When is a switch not a switch?

D'Arcy Cain darcy at druid.net
Tue Oct 20 12:10:56 UTC 2020


On 10/20/20 7:39 AM, Patrick M. Hausen wrote:
>> When I started I thought of a switch as analogous to a physical switch.  If I am in an office with one ethernet jack but I have multiple devices I might connect a switch (or hub) to the jack and plug my devices into the switch. I don't need to create a separate network for my office.  All of my devices are on the company network.
> 
> OK, the "switch" interface in FreeBSD is bridge(4).

Understood.

> Or to cite Radia Perlman:
> 
> A bridge is a network device making forwarding decisions based on layer 2 addresses.
> A router is a network device making forwarding decisions based on layer 3 addresses.
> "Switch" is a marketing term meaning "faster or cheaper than the competition".

I always thought that a switch was a hub with packet switching to avoid 
collisions.

>> cloned_interfaces="bridge0"
>> ifconfig_bridge0="a.b.c.d.1 addm bge0 addm switch0 up"
> 
>> Except that switch0 doesn't get created until vm-bhyve starts so it probably doesn't exist at that time.
> 
> What is "switch0"? I suspect it is just a bridge interface that gets renamed by
> your VM management software.

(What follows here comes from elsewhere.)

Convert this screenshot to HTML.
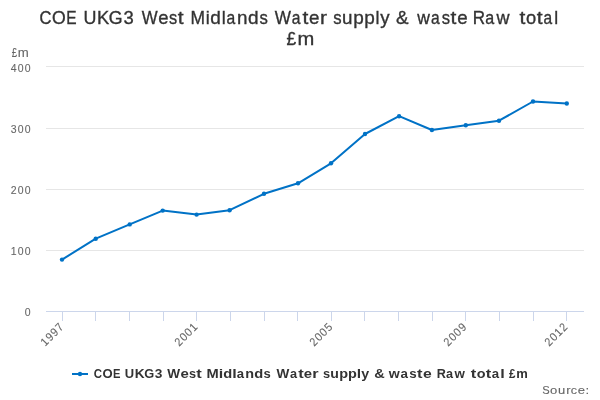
<!DOCTYPE html>
<html><head><meta charset="utf-8"><style>
html,body{margin:0;padding:0;background:#fff;width:600px;height:400px;overflow:hidden}
svg{display:block;will-change:transform}
text{font-family:"Liberation Sans", sans-serif}
</style></head><body>
<svg width="600" height="400" viewBox="0 0 600 400">
<rect width="600" height="400" fill="#fff"/>
<g fill="#333333" font-size="18.75" stroke="#333333" stroke-width="0.35">
<text transform="translate(39.41,23.75) scale(0.884,1)">C</text>
<text transform="translate(51.88,23.75) scale(0.941,1)">O</text>
<text transform="translate(66.25,23.75) scale(0.825,1)">E</text>
<text transform="translate(83.62,23.75) scale(0.956,1)">U</text>
<text transform="translate(97.05,23.75) scale(0.981,1)">K</text>
<text transform="translate(108.85,23.75) scale(0.949,1)">G</text>
<text transform="translate(123.54,23.75) scale(0.985,1)">3</text>
<text transform="translate(141.68,23.75) scale(0.898,1)">W</text>
<text transform="translate(158.22,23.75) scale(0.984,1)">e</text>
<text transform="translate(169.04,23.75) scale(0.873,1)">s</text>
<text transform="translate(177.84,23.75) scale(1.120,1)">t</text>
<text transform="translate(190.47,23.75) scale(0.929,1)">M</text>
<text transform="translate(205.72,23.75) scale(0.953,1)">i</text>
<text transform="translate(210.29,23.75) scale(1.013,1)">d</text>
<text transform="translate(221.66,23.75) scale(0.953,1)">l</text>
<text transform="translate(226.45,23.75) scale(0.838,1)">a</text>
<text transform="translate(237.11,23.75) scale(1.005,1)">n</text>
<text transform="translate(248.02,23.75) scale(1.013,1)">d</text>
<text transform="translate(259.43,23.75) scale(0.893,1)">s</text>
<text transform="translate(274.67,23.75) scale(0.915,1)">W</text>
<text transform="translate(291.75,23.75) scale(0.834,1)">a</text>
<text transform="translate(302.46,23.75) scale(1.120,1)">t</text>
<text transform="translate(309.01,23.75) scale(1.002,1)">e</text>
<text transform="translate(319.89,23.75) scale(1.120,1)">r</text>
<text transform="translate(333.23,23.75) scale(0.892,1)">s</text>
<text transform="translate(342.10,23.75) scale(1.003,1)">u</text>
<text transform="translate(353.26,23.75) scale(1.012,1)">p</text>
<text transform="translate(364.34,23.75) scale(1.012,1)">p</text>
<text transform="translate(375.49,23.75) scale(0.951,1)">l</text>
<text transform="translate(380.37,23.75) scale(0.999,1)">y</text>
<text transform="translate(396.04,23.75) scale(1.004,1)">&amp;</text>
<text transform="translate(417.13,23.75) scale(0.934,1)">w</text>
<text transform="translate(430.92,23.75) scale(0.831,1)">a</text>
<text transform="translate(441.63,23.75) scale(0.885,1)">s</text>
<text transform="translate(450.60,23.75) scale(1.120,1)">t</text>
<text transform="translate(457.13,23.75) scale(0.998,1)">e</text>
<text transform="translate(472.85,23.75) scale(0.911,1)">R</text>
<text transform="translate(485.29,23.75) scale(0.856,1)">a</text>
<text transform="translate(496.62,23.75) scale(0.963,1)">w</text>
<text transform="translate(519.54,23.75) scale(1.120,1)">t</text>
<text transform="translate(526.07,23.75) scale(0.976,1)">o</text>
<text transform="translate(536.83,23.75) scale(1.120,1)">t</text>
<text transform="translate(543.55,23.75) scale(0.826,1)">a</text>
<text transform="translate(554.17,23.75) scale(0.939,1)">l</text>
<text x="286.54" y="45.1" textLength="9.65" lengthAdjust="spacingAndGlyphs">£</text>
<text x="297.56" y="45.1" textLength="16.79" lengthAdjust="spacingAndGlyphs">m</text>
</g>
<g fill="#e6e6e6"><rect x="46" y="66" width="538" height="1"/><rect x="46" y="128" width="538" height="1"/><rect x="46" y="189" width="538" height="1"/><rect x="46" y="250" width="538" height="1"/></g>
<g fill="#ccd6eb"><rect x="46" y="311" width="538" height="1"/><rect x="62" y="312" width="1" height="9"/><rect x="95" y="312" width="1" height="9"/><rect x="129" y="312" width="1" height="9"/><rect x="163" y="312" width="1" height="9"/><rect x="196" y="312" width="1" height="9"/><rect x="230" y="312" width="1" height="9"/><rect x="264" y="312" width="1" height="9"/><rect x="297" y="312" width="1" height="9"/><rect x="331" y="312" width="1" height="9"/><rect x="364" y="312" width="1" height="9"/><rect x="398" y="312" width="1" height="9"/><rect x="432" y="312" width="1" height="9"/><rect x="465" y="312" width="1" height="9"/><rect x="499" y="312" width="1" height="9"/><rect x="533" y="312" width="1" height="9"/><rect x="566" y="312" width="1" height="9"/></g>
<g fill="#666666" font-size="11.65" stroke="#666666" stroke-width="0.1">
</g><g fill="#666666" font-size="12.7" stroke="#666666" stroke-width="0.1"><text x="11.72" y="56.8" textLength="5.32" lengthAdjust="spacingAndGlyphs">£</text>
<text x="17.89" y="56.8" textLength="10.97" lengthAdjust="spacingAndGlyphs">m</text></g><g fill="#666666" font-size="11.65" stroke="#666666" stroke-width="0.1">
<text transform="scale(0.9,1)" x="11.89 19.67 27.44" y="71.7">400</text>
<text transform="scale(0.9,1)" x="11.89 19.67 27.44" y="132.9">300</text>
<text transform="scale(0.9,1)" x="11.89 19.67 27.44" y="194">200</text>
<text transform="scale(0.9,1)" x="11.89 19.67 27.44" y="255">100</text>
<text transform="scale(0.9,1)" x="27.44" y="315.9">0</text>
<text transform="translate(542.29,394) scale(0.958,1)">S</text>
<text transform="translate(550.12,394) scale(1.120,1)">o</text>
<text transform="translate(557.89,394) scale(1.120,1)">u</text>
<text transform="translate(566.16,394) scale(1.120,1)">r</text>
<text transform="translate(570.82,394) scale(1.078,1)">c</text>
<text transform="translate(577.79,394) scale(1.120,1)">e</text>
<text transform="translate(585.54,394) scale(1.120,1)">:</text>
</g>
<g fill="#666666" font-size="11.65" stroke="#666666" stroke-width="0.1">
<text transform="translate(65,327) rotate(-45) scale(0.9,1)" x="-31.11 -23.33 -15.56 -7.78">1997</text>
<text transform="translate(199,327) rotate(-45) scale(0.9,1)" x="-31.11 -23.33 -15.56 -7.78">2001</text>
<text transform="translate(334,327) rotate(-45) scale(0.9,1)" x="-31.11 -23.33 -15.56 -7.78">2005</text>
<text transform="translate(468,327) rotate(-45) scale(0.9,1)" x="-31.11 -23.33 -15.56 -7.78">2009</text>
<text transform="translate(569,327) rotate(-45) scale(0.9,1)" x="-31.11 -23.33 -15.56 -7.78">2012</text>
</g>
<polyline points="62.00,259.6 95.75,238.7 129.70,224.4 162.70,210.6 196.60,214.6 229.60,210.2 264.00,193.8 298.00,183.3 331.00,163.3 365.00,134.0 399.10,116.2 431.90,130.0 465.80,125.3 499.00,120.7 533.00,101.5 566.80,103.5" fill="none" stroke="#0072c6" stroke-width="2" stroke-linejoin="round" stroke-linecap="round"/>
<g fill="#0072c6"><circle cx="62.00" cy="259.6" r="2.2"/><circle cx="95.75" cy="238.7" r="2.2"/><circle cx="129.70" cy="224.4" r="2.2"/><circle cx="162.70" cy="210.6" r="2.2"/><circle cx="196.60" cy="214.6" r="2.2"/><circle cx="229.60" cy="210.2" r="2.2"/><circle cx="264.00" cy="193.8" r="2.2"/><circle cx="298.00" cy="183.3" r="2.2"/><circle cx="331.00" cy="163.3" r="2.2"/><circle cx="365.00" cy="134.0" r="2.2"/><circle cx="399.10" cy="116.2" r="2.2"/><circle cx="431.90" cy="130.0" r="2.2"/><circle cx="465.80" cy="125.3" r="2.2"/><circle cx="499.00" cy="120.7" r="2.2"/><circle cx="533.00" cy="101.5" r="2.2"/><circle cx="566.80" cy="103.5" r="2.2"/></g>
<rect x="72" y="373" width="16" height="2" fill="#0072c6"/>
<circle cx="80" cy="374" r="2.2" fill="#0072c6"/>
<g fill="#333333" font-size="12.7" font-weight="bold">
<text transform="translate(93.63,377.8) scale(0.906,1)">C</text>
<text transform="translate(102.46,377.8) scale(1.031,1)">O</text>
<text transform="translate(113.07,377.8) scale(0.882,1)">E</text>
<text transform="translate(124.82,377.8) scale(1.022,1)">U</text>
<text transform="translate(134.76,377.8) scale(1.079,1)">K</text>
<text transform="translate(144.25,377.8) scale(1.010,1)">G</text>
<text transform="translate(154.87,377.8) scale(1.080,1)">3</text>
<text transform="translate(167.24,377.8) scale(1.071,1)">W</text>
<text transform="translate(180.39,377.8) scale(1.177,1)">e</text>
<text transform="translate(188.98,377.8) scale(1.001,1)">s</text>
<text transform="translate(196.23,377.8) scale(1.300,1)">t</text>
<text transform="translate(206.52,377.8) scale(1.156,1)">M</text>
<text transform="translate(218.87,377.8) scale(1.269,1)">i</text>
<text transform="translate(223.23,377.8) scale(1.160,1)">d</text>
<text transform="translate(232.26,377.8) scale(1.269,1)">l</text>
<text transform="translate(236.82,377.8) scale(1.034,1)">a</text>
<text transform="translate(245.31,377.8) scale(1.134,1)">n</text>
<text transform="translate(254.17,377.8) scale(1.160,1)">d</text>
<text transform="translate(263.46,377.8) scale(1.030,1)">s</text>
<text transform="translate(276.59,377.8) scale(1.069,1)">W</text>
<text transform="translate(289.92,377.8) scale(1.002,1)">a</text>
<text transform="translate(298.17,377.8) scale(1.300,1)">t</text>
<text transform="translate(303.86,377.8) scale(1.174,1)">e</text>
<text transform="translate(312.20,377.8) scale(1.274,1)">r</text>
<text transform="translate(323.05,377.8) scale(1.011,1)">s</text>
<text transform="translate(330.34,377.8) scale(1.113,1)">u</text>
<text transform="translate(339.18,377.8) scale(1.139,1)">p</text>
<text transform="translate(348.07,377.8) scale(1.139,1)">p</text>
<text transform="translate(356.81,377.8) scale(1.246,1)">l</text>
<text transform="translate(361.17,377.8) scale(1.120,1)">y</text>
<text transform="translate(374.16,377.8) scale(1.144,1)">&amp;</text>
<text transform="translate(388.84,377.8) scale(1.112,1)">w</text>
<text transform="translate(400.47,377.8) scale(1.058,1)">a</text>
<text transform="translate(409.25,377.8) scale(1.054,1)">s</text>
<text transform="translate(417.04,377.8) scale(1.300,1)">t</text>
<text transform="translate(422.89,377.8) scale(1.239,1)">e</text>
<text transform="translate(436.65,377.8) scale(0.998,1)">R</text>
<text transform="translate(445.94,377.8) scale(0.998,1)">a</text>
<text transform="translate(454.50,377.8) scale(1.050,1)">w</text>
<text transform="translate(470.82,377.8) scale(1.300,1)">t</text>
<text transform="translate(476.67,377.8) scale(1.135,1)">o</text>
<text transform="translate(485.71,377.8) scale(1.300,1)">t</text>
<text transform="translate(491.73,377.8) scale(1.044,1)">a</text>
<text transform="translate(500.13,377.8) scale(1.282,1)">l</text>
<text transform="translate(508.88,377.8) scale(0.914,1)">£</text>
<text transform="translate(516.23,377.8) scale(1.025,1)">m</text>
</g>
</svg>
</body></html>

In that case manually creating bridge0
> and all the things we discussed will not get you anywhere.

So in vm-bhyve I need to change;

@@ -3,9 +3,9 @@
  cpu=2
  memory=2G
  network0_type="virtio-net"
-network0_switch="public"
+network0_switch="bridge0"
  network1_type="virtio-net"
-network1_switch="private"
+network1_switch="bridge1"
  disk0_type="virtio-blk"
  disk0_name="disk0.img"
  disk0_dev="sparse-zvol"

Or else rename the bridges to "public" and "private".

> Real life example from our environment:
> 
> ifconfig_igb0="-rxcsum -rxcsum6 -txcsum -txcsum6 -tso -vlanhwtag -vlanhwtso up"
ifconfig_bge0="-rxcsum -rxcsum6 -txcsum -txcsum6 -tso -vlanhwtag -vlanhwtso up"

> cloned_interfaces="bridge0"
cloned_interfaces="bridge0 bridge1"

> ifconfig_bridge0_name="inet0"
ifconfig _bridge0_name="public"
ifconfig _bridge1_name="private"

> ifconfig_inet0="addm igb0 up"
ifconfig_public="addm bge0 up"
ifconfig_private="addm bge1 up"

> ifconfig_inet0_alias0="inet 1.2.3.4/24"
ifconfig_public_alias0="inet 1.2.3.4/24"
ifconfig_private_alias0="192.168.151.4/14"

So why alias?  Wouldn't "ifconfig_public=" work?

> Then we configure iocage to attach the jails to bridge0.
> 
> In your case you would have to tell your VM management tool to attach the
> VM tap interfaces to bridge0 instead of creating its own "switch0" - which I
> suspect is a bridge interface in disguise. As you can see above we rename
> all our Internet facing interfaces to "inet0" on all hosts. Then there are more
> like "mgmt0", "priv0", ... like that. So probably the bridge is renamed to "switch0".

If I do the above I guess I can keep the names "public" and "private".

> 
> Tell the tool not to do that and use the preconfigured bridge0 instead.

Or public?  inet0 in your example?

> 
> Another useful sysctl to get reproduceable static MAC addresses for the bridge
> itself accross reboots is:
> 
> loader.conf: if_bridge_load="YES"
> sysctl.conf: net.link.bridge.inherit_mac=1

Not sure I need this as long as arp works as it should.  Do I really care 
what the MAC is?

Cheers.

-- 
D'Arcy J.M. Cain <darcy at druid.net>         |  Democracy is three wolves
http://www.druid.net/darcy/                |  and a sheep voting on
+1 416 788 2246     (DoD#0082)    (eNTP)   |  what's for dinner.